Designers and user experience (UX) experts are also humans, so how do we present unbiased findings about your product and solutions? In user-centered design, we conduct structured usability testing to gather unbiased, objective data about the User Interface (UI) we’re building. There are many experimental design methods but today, I want to focus on eye tracking methods.
Humans are very visual creatures. The majority of our brain is allocated for visual processes and we depend hugely on our visual inputs every day. By analyzing our eye movements, we are able to gather insights about how users think and process information.
The quality and the reliability of the metrics you capture depends on the system and the specs of the machine. Metrics you can get from the eye tracking study include:
Fixations: A pause in eye movement. Different measurement of fixations include the number of fixations per page, the number of fixation per area of interest (AOI), or the fixation duration on a certain item or area
Gaze: The sum of all fixations for an area of interest (“dwell”, “fixation clusters”)
Saccades: A rapid eye movement between fixations. Since saccadic eye movements are very quick, to get an accurate measurement of saccades, you need an eye tracking machine with a high sampling rate
Pupil: The size of pupils change based on human emotions such as fear, anxiety, and task difficulty. With accurate measurements, pupil size can provide helpful insights into the more emotional side of user “experience”
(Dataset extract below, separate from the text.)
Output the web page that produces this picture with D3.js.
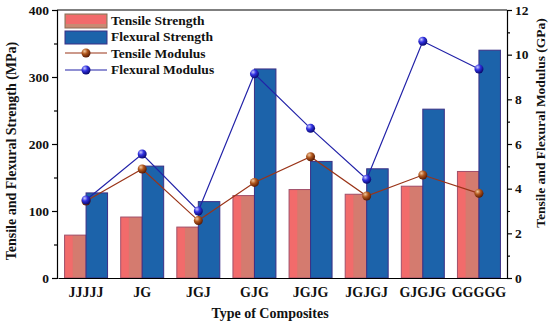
<!DOCTYPE html>
<html>
<head>
<meta charset="utf-8">
<script src="https://cdn.jsdelivr.net/npm/d3@7"></script>
<style>
body{margin:0;background:#fff}
text{font-family:"Liberation Serif","Times New Roman",serif;font-weight:bold;fill:#111}
</style>
</head>
<body>
<svg id="chart" width="550" height="326"></svg>
<script>
const categories = ["JJJJJ","JG","JGJ","GJG","JGJG","JGJGJ","GJGJG","GGGGG"];
const tensileStrength = [64,91,76,123,132,125,137,159];
const flexuralStrength = [127,167,114,312,174,163,252,340];
const tensileModulus = [3.45,4.88,2.57,4.28,5.43,3.67,4.61,3.79];
const flexuralModulus = [3.49,5.55,3.0,9.14,6.70,4.42,10.6,9.36];
const leftTicks = [0,100,200,300,400];
const rightTicks = [0,2,4,6,8,10,12];

const svg = d3.select('#chart');
const plotLeft = 58, plotRight = 507, plotTop = 10, plotBottom = 278;

const x = d3.scaleBand().domain(categories).range([plotLeft,plotRight]).padding(0);
const yL = d3.scaleLinear().domain([0,400]).range([plotBottom,plotTop]);
const yR = d3.scaleLinear().domain([0,12]).range([plotBottom,plotTop]);
const bw = x.bandwidth()*0.383;

// gradients for the sphere markers
const defs = svg.append('defs');
function sphere(id, light, mid, dark){
  const g = defs.append('radialGradient').attr('id',id).attr('cx','35%').attr('cy','30%').attr('r','70%');
  g.append('stop').attr('offset','0%').attr('stop-color',light);
  g.append('stop').attr('offset','45%').attr('stop-color',mid);
  g.append('stop').attr('offset','100%').attr('stop-color',dark);
}
sphere('ballT','#f2c9a0','#b0561c','#5a1c05');
sphere('ballF','#c8c8ff','#3030e0','#0a0a70');

// tensile strength bars (pink with brownish right part)
const tg = svg.append('g');
tg.selectAll('rect.tp').data(categories).enter().append('rect')
  .attr('x',(d)=>x(d)+x.bandwidth()/2-bw)
  .attr('y',(d,i)=>yL(tensileStrength[i]))
  .attr('width',bw)
  .attr('height',(d,i)=>plotBottom-yL(tensileStrength[i]))
  .attr('fill','#f26b6b');
tg.selectAll('rect.tb').data(categories).enter().append('rect')
  .attr('x',(d)=>x(d)+x.bandwidth()/2-bw*0.62)
  .attr('y',(d,i)=>yL(tensileStrength[i]))
  .attr('width',bw*0.62)
  .attr('height',(d,i)=>plotBottom-yL(tensileStrength[i]))
  .attr('fill','#c98070').attr('opacity',0.75);
tg.selectAll('rect.to').data(categories).enter().append('rect')
  .attr('x',(d)=>x(d)+x.bandwidth()/2-bw)
  .attr('y',(d,i)=>yL(tensileStrength[i]))
  .attr('width',bw)
  .attr('height',(d,i)=>plotBottom-yL(tensileStrength[i]))
  .attr('fill','none').attr('stroke','#a0506a').attr('stroke-width',1);

// flexural strength bars
svg.append('g').selectAll('rect').data(categories).enter().append('rect')
  .attr('x',(d)=>x(d)+x.bandwidth()/2)
  .attr('y',(d,i)=>yL(flexuralStrength[i]))
  .attr('width',bw)
  .attr('height',(d,i)=>plotBottom-yL(flexuralStrength[i]))
  .attr('fill','#1c63aa').attr('stroke','#3b2f85').attr('stroke-width',1);

// modulus lines
const cx = (d)=>x(d)+x.bandwidth()/2;
const lineT = d3.line().x((d,i)=>cx(categories[i])).y((d)=>yR(d));
svg.append('path').datum(tensileModulus).attr('d',lineT)
  .attr('fill','none').attr('stroke','#9a3418').attr('stroke-width',1.2);
svg.append('path').datum(flexuralModulus).attr('d',lineT)
  .attr('fill','none').attr('stroke','#2222a8').attr('stroke-width',1.2);
svg.append('g').selectAll('circle').data(tensileModulus).enter().append('circle')
  .attr('cx',(d,i)=>cx(categories[i])).attr('cy',(d)=>yR(d)).attr('r',4.5)
  .attr('fill','url(#ballT)');
svg.append('g').selectAll('circle').data(flexuralModulus).enter().append('circle')
  .attr('cx',(d,i)=>cx(categories[i])).attr('cy',(d)=>yR(d)).attr('r',4.5)
  .attr('fill','url(#ballF)');

// frame
svg.append('line').attr('x1',plotLeft-1).attr('x2',plotRight).attr('y1',plotTop).attr('y2',plotTop).attr('stroke','#000').attr('stroke-width',1.2);

// axes
svg.append('g').attr('transform',`translate(${plotLeft-1},0)`)
  .call(d3.axisLeft(yL).tickValues(leftTicks).tickSize(5).tickPadding(3));
svg.append('g').attr('transform',`translate(${plotLeft-1},0)`)
  .call(d3.axisLeft(yL).tickValues([50,150,250,350]).tickSize(3).tickFormat(''))
  .select('.domain').remove();
svg.append('g').attr('transform',`translate(${plotRight},0)`)
  .call(d3.axisRight(yR).tickValues(rightTicks).tickSize(5).tickPadding(3));
svg.append('g').attr('transform',`translate(${plotRight},0)`)
  .call(d3.axisRight(yR).tickValues([1,3,5,7,9,11]).tickSize(3).tickFormat(''))
  .select('.domain').remove();
const axB = svg.append('g').attr('transform',`translate(0,${plotBottom})`)
  .call(d3.axisBottom(x).tickSize(0).tickPadding(9));
svg.selectAll('.domain').attr('stroke','#000').attr('stroke-width',1.2);
svg.selectAll('.tick line').attr('stroke','#000').attr('stroke-width',1.2);
svg.selectAll('.tick text').style('font-family','"Liberation Serif",serif').style('font-weight','bold')
  .style('font-size','13.5px').attr('fill','#111');
axB.selectAll('.tick text').style('font-size','14px');

// axis titles
svg.append('text').attr('x',270).attr('y',318).attr('text-anchor','middle').style('font-size','14px').text('Type of Composites');
svg.append('text').attr('transform','translate(16,151) rotate(-90)').attr('text-anchor','middle')
  .style('font-size','14px').text('Tensile and Flexural Strength (MPa)');
svg.append('text').attr('transform','translate(545,123) rotate(-90)').attr('text-anchor','middle')
  .style('font-size','13.5px').text('Tensile and Flexural Modulus (GPa)');

// legend
const leg = svg.append('g');
leg.append('rect').attr('x',65).attr('y',14).attr('width',42).attr('height',14).attr('fill','#c98a72').attr('stroke','#8c6a55');
leg.append('rect').attr('x',66).attr('y',15).attr('width',40).attr('height',9).attr('fill','#f26b6b');
leg.append('rect').attr('x',65).attr('y',31).attr('width',42).attr('height',13).attr('fill','#1c63aa').attr('stroke','#3b2f85');
leg.append('line').attr('x1',65).attr('x2',107).attr('y1',53).attr('y2',53).attr('stroke','#9a3418').attr('stroke-width',1.2);
leg.append('circle').attr('cx',86).attr('cy',53).attr('r',4.5).attr('fill','url(#ballT)');
leg.append('line').attr('x1',65).attr('x2',107).attr('y1',70).attr('y2',70).attr('stroke','#2222a8').attr('stroke-width',1.2);
leg.append('circle').attr('cx',86).attr('cy',70).attr('r',4.5).attr('fill','url(#ballF)');
const legLabels = ['Tensile Strength','Flexural Strength','Tensile Modulus','Flexural Modulus'];
leg.selectAll('text.l').data(legLabels).enter().append('text')
  .attr('x',111).attr('y',(d,i)=>25+i*16.3).style('font-size','13.5px').text(d=>d);
</script>
</body>
</html>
For more information about the stories each of these metrics tell, see Poole & Ball’s comprehensive research article.
The type of usability experiment we run varies depending on the project. Some usability experiments last for weeks as we go through the system thoroughly with the users. Others may require a faster approach such as hallway testing. Similarly, eye tracking can be implemented in different ways.
If you want to conduct a quick-and-dirty lean UX study, you can incorporate eye tracking into 5-second testing. There are different methods used for 5-second tests, but generally, you show the participants the design for five seconds, remove the design, and then ask participants about the design. For example, “What do you remember about the page you just saw?” When paired with eye tracking, you can see what attracted the participant’s attention as shown in the heat map below.
When you use the average of all participants, you can quickly, and easily create a heat map for your client. Heat maps are an easy tool to visualize your results in a way that clients can easily understand.
When you really want to dig into your users’ cognitive model of the system, just knowing what is salient to users may not be enough. To gain more insight into what users are thinking, eye tracking can be used in conjunction with retrospective think-aloud. Concurrent think aloud may disrupt user’s thought process and workflow, and it can interfere with eye tracking calibration as well. An alternative method is recording and playing back the session to the user with the recorded eye tracking visuals. Eye tracking recording helps users remember what they were looking at and you can dig deeper into why they were looking at certain information or why they missed certain information. With the added qualitative data from retrospective think aloud, your eye tracking analysis on a number of fixations, duration of gaze, etc. will help create a full story about the user’s cognitive model of the system.
Eye tracking can provide an objective, non-biased, information to UX practitioners. Appropriate usability techniques and proper analysis can lead to critical insights about user’s cognitive processes.